Anthropologue de formation, Manon Gauthier a commencé sa carrière aux Productions Jacques K. Primeau, où elle a monté la section musique. Au cours des 15 années suivantes, ravaillant pour des agences internationales, elle a évolué dans le vaste champ des communications et des affaires publiques. Sa spécialité: la gestion d'enjeux où le mariage arts-affaires constitue désormais la base de sa vision stratégique.

«Quand on est solide, on peut ouvrir les portes», lance la nouvelle directrice générale du Centre Segal des Arts de la scène, première Québécoise francophone à occuper un tel poste dans une institution juive d'importance. Jusqu'ici, Bryna Wasserman, la fille de Dora, cumulait les fonctions de DG et de directrice artistique, fonction dans laquelle elle avait succédé à sa mère en 1998.

La «solidité», Manon Gauthier la voit d'abord dans les valeurs de la communauté juive, dont le modèle communautaire a fait ses preuves: ceux qui en ont les moyens aident ceux qui sont dans le besoin, que ce soit sur le plan social ou culturel. Solides aussi, les bases artistiques du Segal: «Notre pilier, c'est le théâtre. Nous sommes un des grands centres du théâtre yiddish en Amérique, c'est connu, mais nous sommes aussi le foyer principal du théâtre anglophone à Montréal, où l'appui de la communauté nous permet d'offrir un théâtre professionnel de calibre international.» Et dans des productions originales: ici, pas d'affaires clé en main de New York.

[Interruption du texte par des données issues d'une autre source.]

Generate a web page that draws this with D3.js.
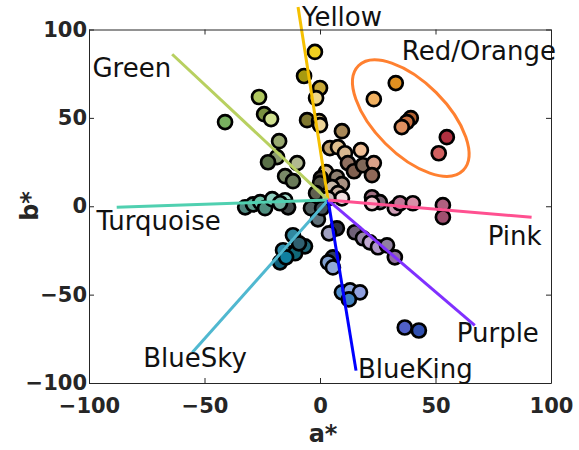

Solides, finalement, les moyens mis à la disposition de Manon Gauthier pour remplir sa mission de «créer des ponts». «Je veux briser les barrières», dit cette battante qui conçoit le monde culturel moderne en termes de partenariats. «Notre modèle de gestion s'articule autour de relations avec le milieu des affaires, le secteur public et le public en général. Ici, notre approche découle du constat que l'offre culturelle doit reconnaître la diversité.»

L'an dernier, par exemple, le Segal a conclu avec le Rideau Vert une entente de coproduction qui a mis à l'affiche du théâtre de la rue Saint-Denis la traduction (Une musique inquiétante) de la pièce Old Wicked Songs de John Marans La pièce, mise en scène par Martin Faucher, a ensuite été jouée au Segal dans sa version originale anglaise par les mêmes acteurs, Jean Marchand et Émile Proulx-Cloutier. Montréal à l'os!

Partenariats... Avec l'Université de Montréal pour une série de musique instrumentale, avec Saputo pour un festival italien, avec CBC pour la série de concerts Routes Montréal diffusée à Radio 2. Et la programmation de 2010-2011, la première saison complète du trio Segal-Wasserman-Gauthier (qui sera dévoilée le 6 mai), en promet encore plus.

Si, comme elle le dit, le Centre Segal est encore «un secret bien gardé», il semble qu'il ne le restera plus bien longtemps avec Manon Gauthier à la barre.

 

REPÈRES

1893 L'Association Saint-Jean-Baptiste inaugure le Monument-National, où cohabiteront pendant un demi-siècle des troupes de théâtre canadiennes-françaises et yiddish.

1957 Dora Wasserman fonde le Groupe de théâtre yiddish, qui jouera entre autres au Gesù, à la Comédie canadienne (aujourd'hui le TNM) et au collège Brébeuf.

1967 Inauguration du Centre des arts Saidye Bronfman sur la Côte-Sainte-Catherine; les plans ont été conçus par Phyllis Lambert, la fille de Saidye et Sam Bronfman.

1992 La pièce Les Belles-soeurs de Michel Tremblay est jouée au Théâtre yiddish du Centre.

2008 Le Saidye-Bronfman devient officiellement le Centre Segal des arts de la scène.